What's really most important here is that you learn to interact with the fairer sex (yes, women are the fairer sex, and if you disagree, you're gay). The best way to do this is to interact with them more. Maybe it'll take you a year before you really seem natural, confident, and comfortable without being too aggressive, creepy, or too withdrawn. Given the information at your behest here, the people you can talk to, and the fact that you know not to put women on a pedestal means that you should be starting a point better than at least 50% of your peers if not more. You have no excuse not to be really getting good! Go out and talk to girls, however you want to do it. I don't care if you use routines or not (even if I think they're silly, there are respected people who like them so I'm not judgin), hell it doesn't even matter what you say or use just talk to them. The more you do, the better you'll be, and you know what you'll be doing well enough within a year that your confidence will be solid. I mean, the more time you spend dealing with chicks, the more you realize it's no big deal. Not even worth writing as much as I have over. Yet here I am trying to explain it to you because it's just one of those that every guy has to figure out at some point, and I want to help you on your way. So go out there and talk to girls! Every day! It's simple and straightforward - the more you do this, with whatever plan, or even no plan at all, the better you'll get. This is how naturals became naturals, and this is how you are going to do it to.
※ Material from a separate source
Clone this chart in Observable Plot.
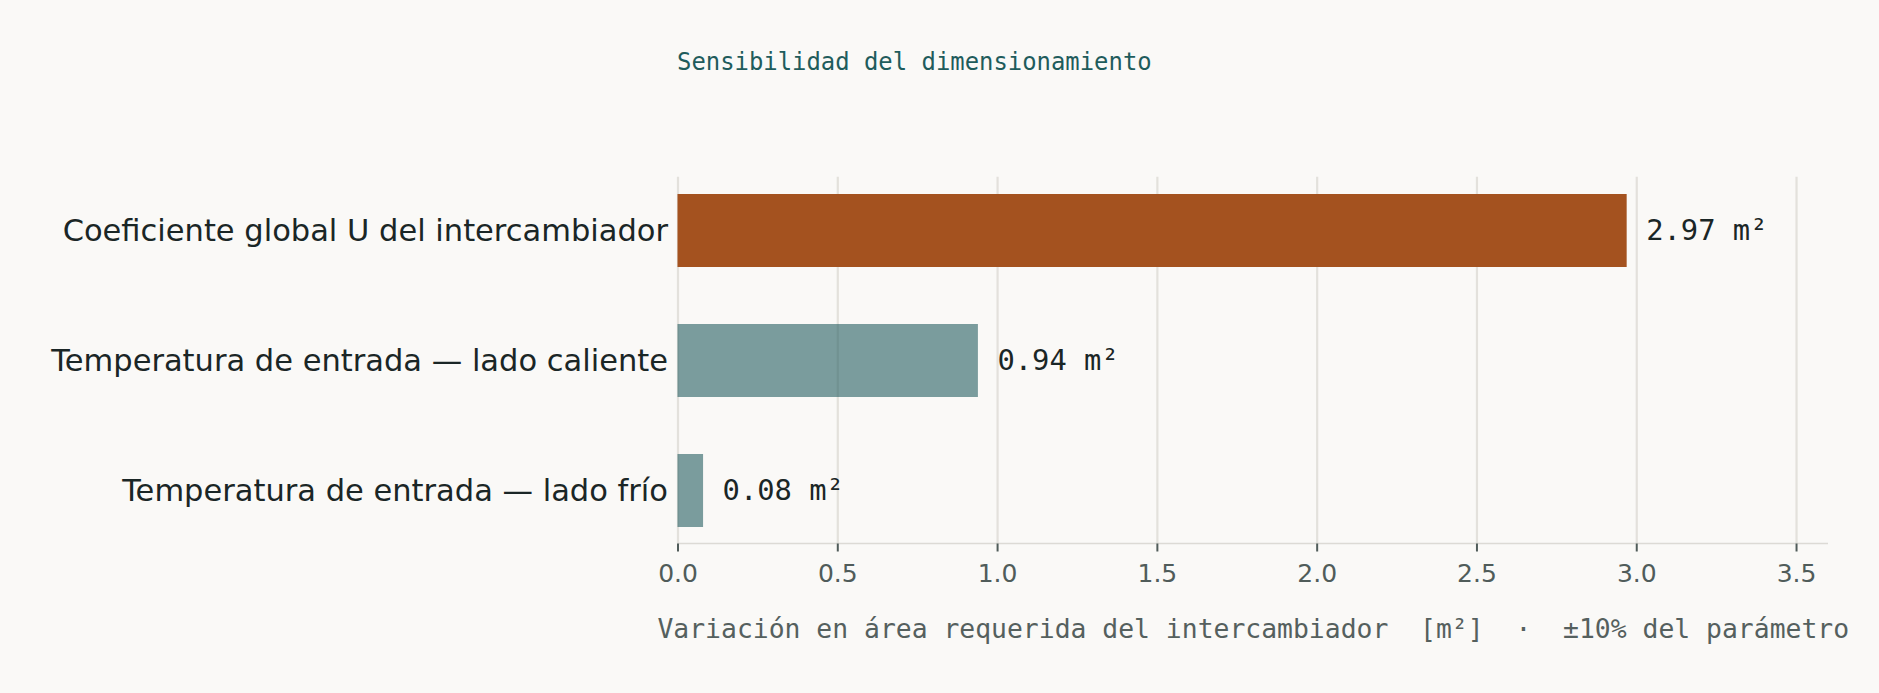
<!DOCTYPE html>
<html>
<head>
<meta charset="utf-8">
<script src="https://cdn.jsdelivr.net/npm/d3@7"></script>
<script src="https://cdn.jsdelivr.net/npm/@observablehq/plot@0.6"></script>
<style>
  html, body { margin: 0; padding: 0; background: #faf9f7; }
  #wrap { position: relative; width: 1879px; height: 693px; background: #faf9f7; }
  #title { position: absolute; left: 677px; top: 50px; font-family: "DejaVu Sans Mono", monospace; font-size: 23.9px; line-height: 24px; color: #1f5c5c; white-space: pre; }
  #chart { position: absolute; left: 0; top: 0; }
</style>
</head>
<body>
<div id="wrap">
  <div id="chart"></div>
  <div id="title">Sensibilidad del dimensionamiento</div>
</div>
<script>
const categories = [
  "Coeficiente global U del intercambiador",
  "Temperatura de entrada — lado caliente",
  "Temperatura de entrada — lado frío"
];
const values = [2.97, 0.94, 0.08];
const highlight = [true, false, false];
const xTicks = [0, 0.5, 1.0, 1.5, 2.0, 2.5, 3.0, 3.5];
const xLabel = "Variación en área requerida del intercambiador  [m²]  ·  ±10% del parámetro";
const unit = "m²";

const data = categories.map((name, i) => ({name, value: values[i], hi: highlight[i]}));

const W = 1879, H = 693;
const plot = Plot.plot({
  width: W,
  height: H,
  marginLeft: 677.5,
  marginRight: 51,
  marginTop: 176.7,
  marginBottom: 149.5,
  style: {background: "#faf9f7", fontFamily: "DejaVu Sans, sans-serif", overflow: "visible"},
  x: {domain: [0, 3.6]},
  y: {domain: categories, paddingInner: 0.44, paddingOuter: 0.125},
  marks: [
    Plot.gridX(xTicks, {stroke: "#e3e1dc", strokeWidth: 2.2, strokeOpacity: 1}),
    Plot.barX(data.filter(d => d.hi), {x: "value", y: "name", fill: "#a4521f"}),
    Plot.barX(data.filter(d => !d.hi), {x: "value", y: "name", fill: "#255e61", fillOpacity: 0.6}),
    (index, scales, values, dims) => {
      const l = d3.create("svg:line")
        .attr("x1", dims.marginLeft)
        .attr("x2", dims.width - dims.marginRight)
        .attr("y1", dims.height - dims.marginBottom)
        .attr("y2", dims.height - dims.marginBottom)
        .attr("stroke", "#dcdad5")
        .attr("stroke-width", 1.6);
      return l.node();
    },
    Plot.axisX({ticks: xTicks, tickSize: 8, tickPadding: 12.5, tickFormat: d3.format(".1f"),
      fontSize: 25, color: "#505c5a", strokeWidth: 2, label: null}),
    Plot.axisY({tickSize: 0, tickPadding: 10, fontSize: 30.5, color: "#1a2626", label: null}),
    Plot.text(data, {x: "value", y: "name", text: d => `${d.value.toFixed(2)} ${unit}`, dx: 19,
      textAnchor: "start", fontSize: 28.8, fontFamily: "DejaVu Sans Mono, monospace", fill: "#1a2626"}),
    Plot.text([xLabel], {frameAnchor: "bottom", text: d => d, dy: 93.5, fontSize: 26.4,
      fontFamily: "DejaVu Sans Mono, monospace", fill: "#55605e"})
  ]
});
document.getElementById("chart").appendChild(plot);
</script>
</body>
</html>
One more point of contention, and I just have to bring this up. While the phone game on this website definitely sucks, there is no worse phone advice than the three day rule. Every girl knows about the three day rule. Cosmo talks about the three day rule. You're not showing her that you're busy and couldn't call her, you're showing her that you were too afraid of looking desperate so you followed some stupid rule that you probably read in Maxim magazine and, in the process, actually made yourself desperate. Good job cowboy. So here's what I want you to do: forget you ever heard the 3 day rule. Call her within 1-2 days, or as soon as possible if you can't do that, and everything will be fine. It's not that complicated.
Anyway that's all I'm going to say for now, but seriously think about what I've said. Actually, don't think about it. Just go do something. Talk to some girls for chrissakes. Just talk. No interest level, no challenge, and no C&F unless you really think of something C&F worth saying. If you don't have anything to say, don't say anything. See what happens, maybe she'll fill in the gaps. If not, oh well, whatever, you're just talking. Have fun with it. Getting girls really is as easy as you want it to be.